J’en suis même convaincu. Il y va de l’intérêt du mouvement d’entrer au gouvernement. C’est là mon avis, mais c’est le conseil qui décidera en dernier ressort. Je ne sais pas combien de collègues au Majliss pensent comme moi. Je n’en fais pas une préoccupation personnelle. C’est Abderrezak Makri qui est en train d’essayer de faire le décompte des pour et des contre, car il a lié la question de la participation à son propre choix. Il ne veut pas perdre, alors que, pour moi, l’intérêt du mouvement doit primer.
Des déclarations font état de l’ouverture par le gouvernement de canaux de discussions avec d’autres cadres du parti, notamment avec Abou Djerra Soltani.
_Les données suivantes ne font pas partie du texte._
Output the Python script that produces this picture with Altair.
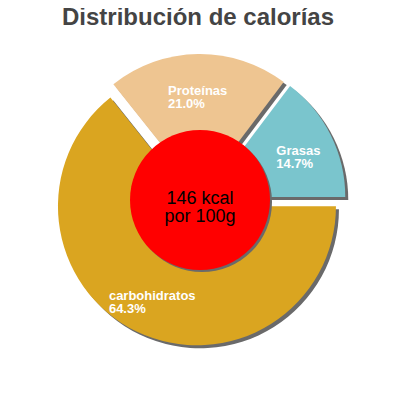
import math
import altair as alt
import pandas as pd

# ---- data ----
categories = ["carbohidratos", "Proteínas", "Grasas"]
percents = [64.3, 21.0, 14.7]
colors = ["#DAA520", "#EEC591", "#7AC5CD"]
kcal = 146
title_text = "Distribución de calorías"

# ---- layout / style constants ----
TOP = 32
W = 384
H = 2 * (192 - TOP)
CX, CY = W / 2, H / 2
R = 139          # pie radius
EXPLODE = 7      # offset of each slice along its bisector
LABEL_R = 101    # distance of label block from slice centre
INNER_R = 70     # red centre disc
SHADOW = 3

rows = []
start = math.pi / 2  # first slice starts at 3 o'clock, clockwise
total = sum(percents)
for cat, p, col in zip(categories, percents, colors):
    span = 2 * math.pi * p / total
    t0, t1 = start, start + span
    mid = (t0 + t1) / 2
    sx = CX + EXPLODE * math.sin(mid)
    sy = CY - EXPLODE * math.cos(mid)
    ax = sx + LABEL_R * math.sin(mid)
    ay = sy - LABEL_R * math.cos(mid)
    est_w = 6.8 * len(cat)
    rows.append(dict(cat=cat, pct=p, color=col, t0=t0, t1=t1, x=sx, y=sy,
                     lx=ax - est_w / 2, ly=ay - 1,
                     label=f"{cat}\n{p:.1f}%"))
    start = t1

df = pd.DataFrame(rows)
center = pd.DataFrame({"txt": [f"{kcal} kcal\npor 100g"]})
title_df = pd.DataFrame({"t": [title_text]})

base = alt.Chart(df).encode(
    theta=alt.Theta("t0:Q", scale=None),
    theta2=alt.Theta2("t1:Q"),
    x=alt.X("x:Q", scale=None),
    y=alt.Y("y:Q", scale=None),
)

shadows = base.mark_arc(radius=R, xOffset=SHADOW, yOffset=SHADOW, color="#6a6a6a")
slices = base.mark_arc(radius=R).encode(color=alt.Color("color:N", scale=None))

labels = alt.Chart(df).mark_text(
    align="left", baseline="middle", font="Liberation Sans", fontSize=13,
    fontWeight="bold", color="white", lineBreak="\n", lineHeight=13,
).encode(
    x=alt.X("lx:Q", scale=None),
    y=alt.Y("ly:Q", scale=None),
    text="label:N",
)

disc_shadow = alt.Chart(center).mark_arc(
    radius=INNER_R, theta=0, theta2=2 * math.pi, xOffset=2, yOffset=2
).encode(color=alt.value("#6a6a6a"))
disc = alt.Chart(center).mark_arc(
    radius=INNER_R, theta=0, theta2=2 * math.pi
).encode(color=alt.value("#FF0000"))
disc_text = alt.Chart(center).mark_text(
    align="center", baseline="middle", font="Liberation Sans", fontSize=18,
    lineBreak="\n", lineHeight=18, color="black", dy=-1,
).encode(text="txt:N")

title = alt.Chart(title_df).mark_text(
    align="center", baseline="alphabetic", font="Liberation Sans", fontSize=24,
    fontWeight="bold", color="#444444",
).encode(text="t:N", x=alt.value(W / 2 - 2), y=alt.value(-15))

chart = alt.layer(shadows, slices, labels, disc_shadow, disc, disc_text, title).properties(
    width=W, height=H,
    autosize=alt.AutoSizeParams(type="none"),
    padding={"left": 0, "top": TOP, "right": 0, "bottom": 0},
).configure_view(stroke=None)

chart.save("out.html", embed_options={"renderer": "svg", "actions": False})
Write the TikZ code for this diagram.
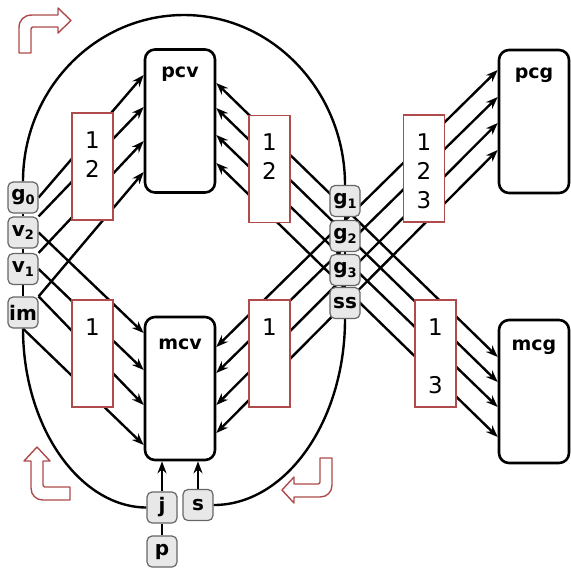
\documentclass[tikz,border=0pt]{standalone}
\usepackage{fontspec}
\setmainfont{DejaVu Sans}
\usetikzlibrary{positioning,arrows.meta,backgrounds,calc}

\definecolor{caixa}{RGB}{175,75,75}
\definecolor{fundo}{RGB}{232,232,232}
\newcommand{\indice}[1]{\raisebox{-1.8pt}{\fontsize{6.5}{7}\selectfont #1}}

\tikzset{
    bloco/.style={draw, line width=1.3pt, rounded corners=5pt, minimum width=35pt, minimum height=71.5pt},
    titulo/.style={font=\fontsize{9.5}{11}\selectfont\bfseries},
    nums/.style={draw=caixa, fill=white, line width=0.6pt, minimum width=20.5pt, minimum height=53.5pt},
    digitos/.style={inner sep=0pt, align=center, font=\fontsize{11.5}{14.5}\selectfont},
    etq/.style={draw=gray!80!black, fill=fundo, rounded corners=2.5pt, line width=0.6pt, minimum width=15pt, minimum height=15.5pt, inner sep=0pt, font=\fontsize{10}{10}\selectfont\bfseries},
    lig/.style={line width=1.2pt, -{Stealth[length=6pt,width=4.5pt]}},
    duas/.style={line width=1.2pt, {Stealth[length=6pt,width=4.5pt]}-{Stealth[length=6pt,width=4.5pt]}},
    fio/.style={line width=1.2pt},
    volta/.style={draw=caixa, fill=white, line width=0.7pt, line join=round},
}

\begin{document}
\begin{tikzpicture}[x=0.5pt, y=-0.5pt]
    \useasboundingbox (0,0) rectangle (571,570);

    % Blocos
    \node[bloco] (pcv) at (180,121) {};
    \node[bloco] (mcv) at (180,388.5) {};
    \node[bloco] (pcg) at (534,121.5) {};
    \node[bloco] (mcg) at (534,391.5) {};
    \node[titulo, below=6pt of pcv.north] (tpcv) {pcv};
    \node[titulo, below=8pt of mcv.north] (tmcv) {mcv};
    \node[titulo, below=6pt of pcg.north] (tpcg) {pcg};
    \node[titulo, below=7pt of mcg.north] (tmcg) {mcg};

    % Caixas com números
    \node[nums] (nLU) at (92.5,166.5) {};
    \node[nums] (nLD) at (92.5,353.5) {};
    \node[nums] (nCU) at (269.5,169) {};
    \node[nums] (nCD) at (269.5,353.5) {};
    \node[nums] (nRU) at (424,168.5) {};
    \node[nums] (nRD) at (435.5,353.5) {};
    \node[digitos, below=9.3pt of nLU.north] (dLU) {1\\2};
    \node[digitos, below=9.3pt of nLD.north] (dLD) {1};
    \node[digitos, below=9.3pt of nCU.north] (dCU) {1\\2};
    \node[digitos, below=9.3pt of nCD.north] (dCD) {1};
    \node[digitos, below=9.3pt of nRU.north] (dRU) {1\\2\\3};
    \node[digitos, below=9.3pt of nRD.north] (dRD) {1\\\mbox{}\\3};

    % Etiquetas
    \node[etq] (g0) at (23,197.5) {g\indice{0}};
    \node[etq] (v2) at (23,232.5) {v\indice{2}};
    \node[etq] (v1) at (23,269) {v\indice{1}};
    \node[etq] (im) at (23,312.5) {im};
    \node[etq] (g1) at (345,201) {g\indice{1}};
    \node[etq] (g2) at (345,236) {g\indice{2}};
    \node[etq] (g3) at (345,270) {g\indice{3}};
    \node[etq] (ss) at (345,303) {ss};
    \node[etq] (j) at (162,507.5) {j};
    \node[etq] (s) at (198,505) {s};
    \node[etq] (p) at (162,551.5) {p};

    % Pontos nas bordas dos blocos
    \foreach \i/\y in {1/75,2/107,3/141,4/172} \coordinate (pcvL\i) at (pcv.west |- 0,\y);
    \foreach \i/\y in {1/333,2/370,3/405,4/445} \coordinate (mcvL\i) at (mcv.west |- 0,\y);
    \foreach \i/\y in {1/83,2/108,3/135,4/163} \coordinate (pcvR\i) at (pcv.east |- 0,\y);
    \foreach \i/\y in {1/347,2/373,3/405,4/433} \coordinate (mcvR\i) at (mcv.east |- 0,\y);
    \foreach \i/\y in {1/70,2/97,3/123,4/150} \coordinate (pcgL\i) at (pcg.west |- 0,\y);
    \foreach \i/\y in {1/357,2/382,3/407,4/437} \coordinate (mcgL\i) at (mcg.west |- 0,\y);

    \begin{scope}[on background layer]
        % Esquerda
        \draw[lig] (g0.east) -- (pcvL1);
        \draw[lig] (v2.north east) -- (pcvL2);
        \draw[lig] (v1.north east) -- (pcvL3);
        \draw[lig] (im.north east) -- (pcvL4);
        \draw[lig] (v2.east) -- (mcvL1);
        \draw[lig] (v1.east) -- (mcvL2);
        \draw[lig] (im.north east) -- (mcvL3);
        \draw[lig] (im.south) -- (mcvL4);

        % Direita
        \foreach \i in {1,...,4} {
            \draw[duas] (pcvR\i) -- (mcgL\i);
            \draw[duas] (mcvR\i) -- (pcgL\i);
        }

        % Oval
        \draw[fio] (g0.north) .. controls (23,90) and (95,15) .. (184,15)
            .. controls (273,15) and (345,92) .. (g1.north);
        \draw[fio] (im.south) .. controls (23,426) and (79,507) .. (j.west);
        \draw[fio] (ss.south) .. controls (345,421) and (286,505) .. (s.east);
        \draw[fio] (g0) -- (v2) -- (v1) -- (im);
        \draw[fio] (g1) -- (g2) -- (g3) -- (ss);
        \draw[fio] (j) -- (p);
        \draw[lig] (j) -- (j |- mcv.south);
        \draw[lig] (s) -- (s |- mcv.south);
    \end{scope}

    % Setas curvas
    \draw[volta] (19,53) -- (19,28) .. controls (19,20) and (24,15) .. (32,15) -- (58,15)
        -- (58,8) -- (71,20.5) -- (58,33) -- (58,27) -- (33,27) .. controls (32,27) and (31,28) .. (31,29)
        -- (31,53) -- cycle;
    \draw[volta] (43,461) -- (50,461) -- (37,447) -- (24,461) -- (31,461) -- (31,488)
        .. controls (31,495) and (36,500) .. (43,500) -- (70,500) -- (70,487) -- (45,487)
        .. controls (44,487) and (43,486) .. (43,485) -- cycle;
    \draw[volta] (320,458) -- (332,458) -- (332,485) .. controls (332,492) and (327,497) .. (320,497)
        -- (294,497) -- (294,503) -- (282,490) -- (294,477) -- (294,484) -- (318,484)
        .. controls (319,484) and (320,483) .. (320,482) -- cycle;
\end{tikzpicture}
\end{document}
Les confirmez-vous ?
Non, je n’ai pas eu connaissance de contacts de ce genre, d’une part, et d’autre part cela ne fait pas partie de la démarche des gens au sein du pouvoir. Ils savent qu’il y a un grand débat au sein du mouvement, donc ils laissent les gens trancher en toute quiétude. Mais ce que l’on sait, c’est Makri lui-même qui a ouvert le débat sur la question de la participation au gouvernement, avant même la décision de participation aux élections.
Tout en ayant opté pour l’opposition, il est resté sur un discours plutôt conciliant. Il est tout à fait normal donc, quand vous ouvrez le débat et que vous montrez des prédispositions de participation au gouvernement, même en posant des conditions, que le pouvoir prenne contact avec vous, s’il a une intention de vous associer à l’Exécutif. Le problème est qu’il n’a pas abordé la question avec des parties au sein du mouvement, mais en tant que président du mouvement, il a montré des prédispositions dans ce sens. Pourquoi n’ont-ils pas pris contact avec nous auparavant ? Ils savaient bien que nous étions engagés au sein de la CLTD et de la plateforme du Mazafran. Et les gens qui veulent faire partie du gouvernement ne sont pas aux commandes du mouvement, mais dans l’opposition interne. Qui a dit que les élections seront propres et qu’il y a des garanties de transparence ? C’est la direction. Mais puisque Makri a transposé le débat à la haute instance du parti, on doit la laisser trancher souverainement et en toute sérénité.